Pyrochlore Bi2Sn2O7 photocatalysts: a systematic review on performance tuning and multifunctional applications

Abstract

Given the limitations of traditional photocatalysts in terms of the light absorption range and carrier recombination rate, Bi₂Sn₂O₇ (BSO) has attracted widespread attention due to its unique crystal structure, tunable band characteristics, and defect-rich chemistry. This review systematically summarizes progress in pyrochlore-type oxide BSO-based photocatalysts for energy and environmental applications. We start with methods for preparation of BSO materials and the exploration of their growth mechanism.

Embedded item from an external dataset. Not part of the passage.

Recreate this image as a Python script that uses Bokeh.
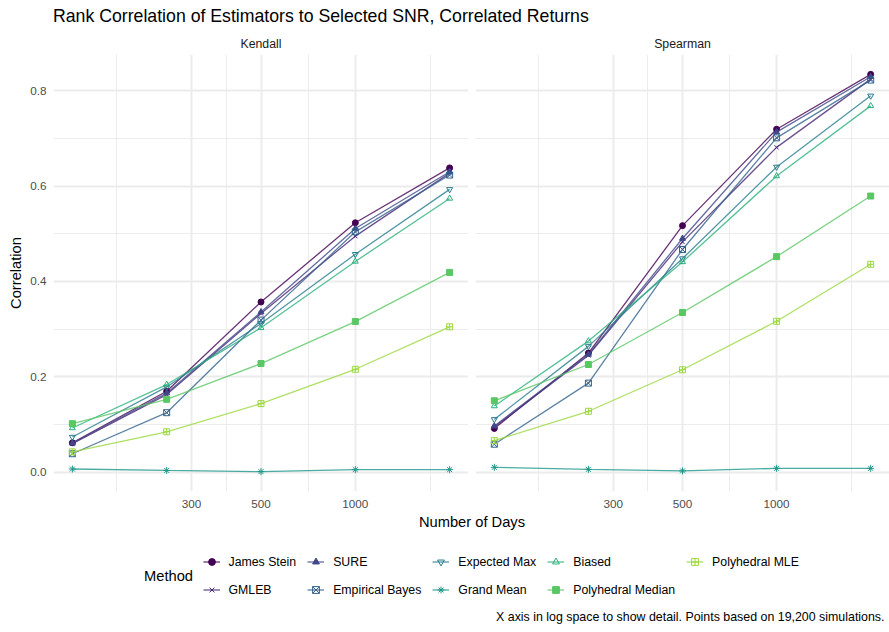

Then, different strategies, such as morphology control, elemental doping, heterostructure construction, metal deposition, and defect engineering, have been summarized to tune the photocatalytic performance of BSO by addressing the main issues of poor charge separation efficiency and sluggish surface reaction kinetics. Furthermore, advancements of BSO-based photocatalysts in versatile photocatalytic applications are discussed with an emphasis on the structure–activity relationship, including hydrogen evolution reactions, nitrogen fixation, CO₂ reduction, H₂O₂ generation, organic pollutant degradation, sterilization, and nitric oxide removal. Finally, the current challenges and future development prospects in BSO-based photocatalysts are also presented to produce new opportunities for future research.